**EXERCISE INSTRUCTIONS**
Quote the whole listing word for word. Do not include the pictures.

**GIVEN MATERIAL**
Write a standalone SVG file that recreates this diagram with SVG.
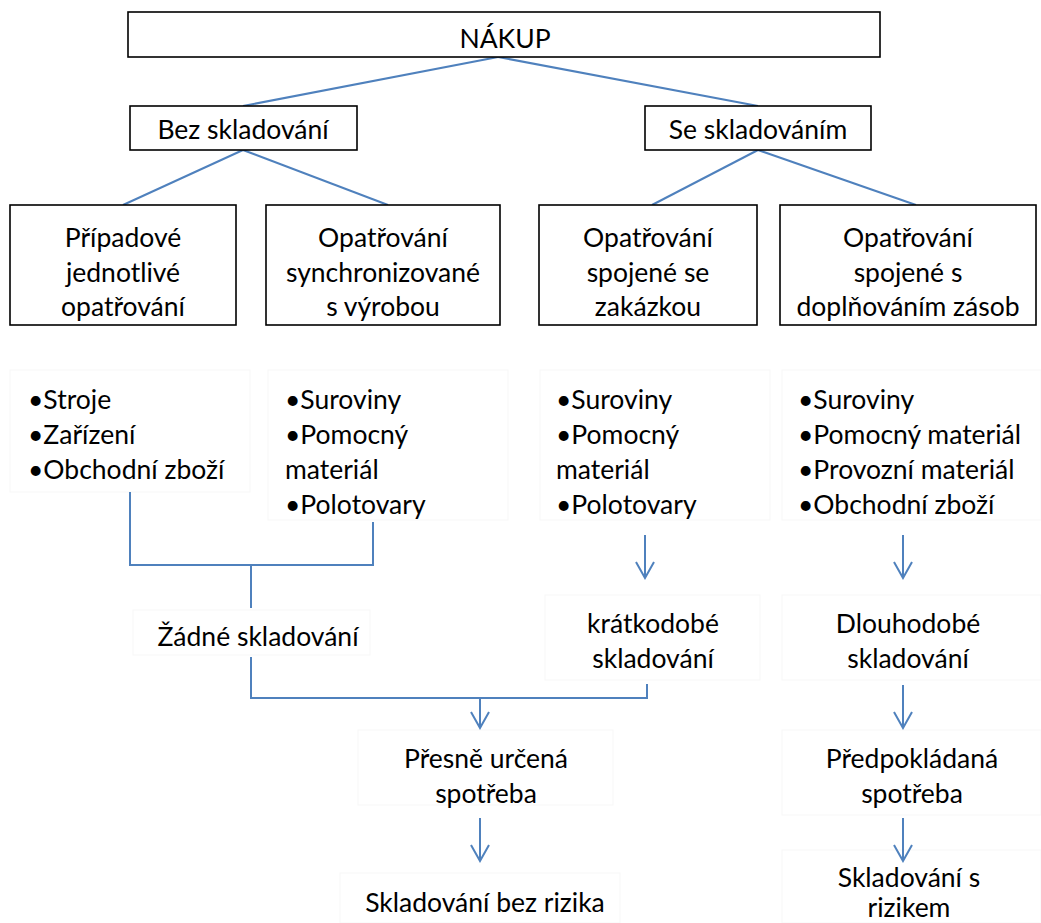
<svg xmlns="http://www.w3.org/2000/svg" width="1041" height="923" viewBox="0 0 1041 923">
<defs>
<style>
.box{fill:#fff;stroke:#000;stroke-width:1.6}
.faint{fill:#fff;stroke:#f7f7f7;stroke-width:1}
.t{font-family:Lato,"Open Sans","Liberation Sans",sans-serif;font-size:26.5px;fill:#000}
.c{text-anchor:middle}
.ln{fill:none;stroke:#4F81BD;stroke-width:2}
</style>
<marker id="arr" viewBox="0 0 20 20" refX="18" refY="10" markerWidth="20" markerHeight="20" markerUnits="userSpaceOnUse" orient="auto">
<path d="M2,1 L18,10 L2,19" fill="none" stroke="#4F81BD" stroke-width="2"/>
</marker>
</defs>
<rect width="1041" height="923" fill="#fff"/>
<g id="faint-boxes">
<rect class="faint" x="10" y="370" width="240" height="122"/>
<rect class="faint" x="268" y="370" width="240" height="150"/>
<rect class="faint" x="540" y="370" width="230" height="150"/>
<rect class="faint" x="782" y="370" width="259" height="150"/>
<rect class="faint" x="133" y="610" width="237" height="45"/>
<rect class="faint" x="545" y="595" width="215" height="85"/>
<rect class="faint" x="782" y="595" width="259" height="85"/>
<rect class="faint" x="358" y="730" width="255" height="75"/>
<rect class="faint" x="782" y="730" width="259" height="85"/>
<rect class="faint" x="340" y="873" width="280" height="50"/>
<rect class="faint" x="782" y="850" width="259" height="73"/>
</g>
<g id="connectors">
<path class="ln" d="M498,57 L243,106"/>
<path class="ln" d="M498,57 L758,106"/>
<path class="ln" d="M243,150 L123,205"/>
<path class="ln" d="M243,150 L388,205"/>
<path class="ln" d="M758,150 L652,205"/>
<path class="ln" d="M758,150 L916,205"/>
<path class="ln" d="M130,492 L130,565 L373,565 L373,522"/>
<path class="ln" d="M251,565 L251,608"/>
<path class="ln" d="M251,657 L251,698 L647,698 L647,684"/>
<path class="ln" d="M480,698 L480,728" marker-end="url(#arr)"/>
<path class="ln" d="M645,535 L645,578" marker-end="url(#arr)"/>
<path class="ln" d="M903,535 L903,578" marker-end="url(#arr)"/>
<path class="ln" d="M903,685 L903,728" marker-end="url(#arr)"/>
<path class="ln" d="M480,818 L480,861" marker-end="url(#arr)"/>
<path class="ln" d="M903,818 L903,861" marker-end="url(#arr)"/>
</g>
<g id="nakup"><rect class="box" x="128" y="12" width="752" height="45"/><text class="t c" x="505" y="48">NÁKUP</text></g>
<g id="bez"><rect class="box" x="130" y="106" width="227" height="44"/><text class="t c" x="243" y="139">Bez skladování</text></g>
<g id="se"><rect class="box" x="645" y="106" width="226" height="44"/><text class="t c" x="758" y="139">Se skladováním</text></g>
<g id="pripadove"><rect class="box" x="10" y="205" width="226" height="120"/><text class="t c" x="123" y="247">Případové</text><text class="t c" x="123" y="282">jednotlivé</text><text class="t c" x="123" y="316">opatřování</text></g>
<g id="synchron"><rect class="box" x="266" y="205" width="234" height="120"/><text class="t c" x="383" y="247">Opatřování</text><text class="t c" x="383" y="282">synchronizované</text><text class="t c" x="383" y="316">s výrobou</text></g>
<g id="zakazka"><rect class="box" x="539" y="205" width="218" height="120"/><text class="t c" x="648" y="247">Opatřování</text><text class="t c" x="648" y="282">spojené se</text><text class="t c" x="648" y="316">zakázkou</text></g>
<g id="doplnovani"><rect class="box" x="780" y="205" width="256" height="120"/><text class="t c" x="908" y="247">Opatřování</text><text class="t c" x="908" y="282">spojené s</text><text class="t c" x="908" y="316">doplňováním zásob</text></g>
<g id="list1"><text class="t" x="28" y="409">•Stroje</text><text class="t" x="28" y="444">•Zařízení</text><text class="t" x="28" y="479">•Obchodní zboží</text></g>
<g id="list2"><text class="t" x="285" y="409">•Suroviny</text><text class="t" x="285" y="444">•Pomocný</text><text class="t" x="285" y="479">materiál</text><text class="t" x="285" y="514">•Polotovary</text></g>
<g id="list3"><text class="t" x="556" y="409">•Suroviny</text><text class="t" x="556" y="444">•Pomocný</text><text class="t" x="556" y="479">materiál</text><text class="t" x="556" y="514">•Polotovary</text></g>
<g id="list4"><text class="t" x="798" y="409">•Suroviny</text><text class="t" x="798" y="444">•Pomocný materiál</text><text class="t" x="798" y="479">•Provozní materiál</text><text class="t" x="798" y="514">•Obchodní zboží</text></g>
<g id="zadne"><text class="t c" x="258" y="646">Žádné skladování</text></g>
<g id="kratkodobe"><text class="t c" x="653" y="633">krátkodobé</text><text class="t c" x="653" y="668">skladování</text></g>
<g id="dlouhodobe"><text class="t c" x="908" y="633">Dlouhodobé</text><text class="t c" x="908" y="668">skladování</text></g>
<g id="presne"><text class="t c" x="486" y="768">Přesně určená</text><text class="t c" x="486" y="803">spotřeba</text></g>
<g id="predpokladana"><text class="t c" x="912" y="768">Předpokládaná</text><text class="t c" x="912" y="803">spotřeba</text></g>
<g id="bezrizika"><text class="t c" x="485" y="912">Skladování bez rizika</text></g>
<g id="srizikem"><text class="t c" x="909" y="887">Skladování s</text><text class="t c" x="909" y="917">rizikem</text></g>
</svg>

**WORKED SOLUTION**
Write a standalone SVG file that recreates this diagram with SVG.
<svg xmlns="http://www.w3.org/2000/svg" width="1041" height="923" viewBox="0 0 1041 923">
<defs>
<style>
.box{fill:#fff;stroke:#000;stroke-width:1.6}
.faint{fill:#fff;stroke:#f7f7f7;stroke-width:1}
.t{font-family:Lato,"Open Sans","Liberation Sans",sans-serif;font-size:26.5px;fill:#000}
.c{text-anchor:middle}
.ln{fill:none;stroke:#4F81BD;stroke-width:2}
</style>
<marker id="arr" viewBox="0 0 20 20" refX="18" refY="10" markerWidth="20" markerHeight="20" markerUnits="userSpaceOnUse" orient="auto">
<path d="M2,1 L18,10 L2,19" fill="none" stroke="#4F81BD" stroke-width="2"/>
</marker>
</defs>
<rect width="1041" height="923" fill="#fff"/>
<g id="faint-boxes">
<rect class="faint" x="10" y="370" width="240" height="122"/>
<rect class="faint" x="268" y="370" width="240" height="150"/>
<rect class="faint" x="540" y="370" width="230" height="150"/>
<rect class="faint" x="782" y="370" width="259" height="150"/>
<rect class="faint" x="133" y="610" width="237" height="45"/>
<rect class="faint" x="545" y="595" width="215" height="85"/>
<rect class="faint" x="782" y="595" width="259" height="85"/>
<rect class="faint" x="358" y="730" width="255" height="75"/>
<rect class="faint" x="782" y="730" width="259" height="85"/>
<rect class="faint" x="340" y="873" width="280" height="50"/>
<rect class="faint" x="782" y="850" width="259" height="73"/>
</g>
<g id="connectors">
<path class="ln" d="M498,57 L243,106"/>
<path class="ln" d="M498,57 L758,106"/>
<path class="ln" d="M243,150 L123,205"/>
<path class="ln" d="M243,150 L388,205"/>
<path class="ln" d="M758,150 L652,205"/>
<path class="ln" d="M758,150 L916,205"/>
<path class="ln" d="M130,492 L130,565 L373,565 L373,522"/>
<path class="ln" d="M251,565 L251,608"/>
<path class="ln" d="M251,657 L251,698 L647,698 L647,684"/>
<path class="ln" d="M480,698 L480,728" marker-end="url(#arr)"/>
<path class="ln" d="M645,535 L645,578" marker-end="url(#arr)"/>
<path class="ln" d="M903,535 L903,578" marker-end="url(#arr)"/>
<path class="ln" d="M903,685 L903,728" marker-end="url(#arr)"/>
<path class="ln" d="M480,818 L480,861" marker-end="url(#arr)"/>
<path class="ln" d="M903,818 L903,861" marker-end="url(#arr)"/>
</g>
<g id="nakup"><rect class="box" x="128" y="12" width="752" height="45"/><text class="t c" x="505" y="48">NÁKUP</text></g>
<g id="bez"><rect class="box" x="130" y="106" width="227" height="44"/><text class="t c" x="243" y="139">Bez skladování</text></g>
<g id="se"><rect class="box" x="645" y="106" width="226" height="44"/><text class="t c" x="758" y="139">Se skladováním</text></g>
<g id="pripadove"><rect class="box" x="10" y="205" width="226" height="120"/><text class="t c" x="123" y="247">Případové</text><text class="t c" x="123" y="282">jednotlivé</text><text class="t c" x="123" y="316">opatřování</text></g>
<g id="synchron"><rect class="box" x="266" y="205" width="234" height="120"/><text class="t c" x="383" y="247">Opatřování</text><text class="t c" x="383" y="282">synchronizované</text><text class="t c" x="383" y="316">s výrobou</text></g>
<g id="zakazka"><rect class="box" x="539" y="205" width="218" height="120"/><text class="t c" x="648" y="247">Opatřování</text><text class="t c" x="648" y="282">spojené se</text><text class="t c" x="648" y="316">zakázkou</text></g>
<g id="doplnovani"><rect class="box" x="780" y="205" width="256" height="120"/><text class="t c" x="908" y="247">Opatřování</text><text class="t c" x="908" y="282">spojené s</text><text class="t c" x="908" y="316">doplňováním zásob</text></g>
<g id="list1"><text class="t" x="28" y="409">•Stroje</text><text class="t" x="28" y="444">•Zařízení</text><text class="t" x="28" y="479">•Obchodní zboží</text></g>
<g id="list2"><text class="t" x="285" y="409">•Suroviny</text><text class="t" x="285" y="444">•Pomocný</text><text class="t" x="285" y="479">materiál</text><text class="t" x="285" y="514">•Polotovary</text></g>
<g id="list3"><text class="t" x="556" y="409">•Suroviny</text><text class="t" x="556" y="444">•Pomocný</text><text class="t" x="556" y="479">materiál</text><text class="t" x="556" y="514">•Polotovary</text></g>
<g id="list4"><text class="t" x="798" y="409">•Suroviny</text><text class="t" x="798" y="444">•Pomocný materiál</text><text class="t" x="798" y="479">•Provozní materiál</text><text class="t" x="798" y="514">•Obchodní zboží</text></g>
<g id="zadne"><text class="t c" x="258" y="646">Žádné skladování</text></g>
<g id="kratkodobe"><text class="t c" x="653" y="633">krátkodobé</text><text class="t c" x="653" y="668">skladování</text></g>
<g id="dlouhodobe"><text class="t c" x="908" y="633">Dlouhodobé</text><text class="t c" x="908" y="668">skladování</text></g>
<g id="presne"><text class="t c" x="486" y="768">Přesně určená</text><text class="t c" x="486" y="803">spotřeba</text></g>
<g id="predpokladana"><text class="t c" x="912" y="768">Předpokládaná</text><text class="t c" x="912" y="803">spotřeba</text></g>
<g id="bezrizika"><text class="t c" x="485" y="912">Skladování bez rizika</text></g>
<g id="srizikem"><text class="t c" x="909" y="887">Skladování s</text><text class="t c" x="909" y="917">rizikem</text></g>
</svg>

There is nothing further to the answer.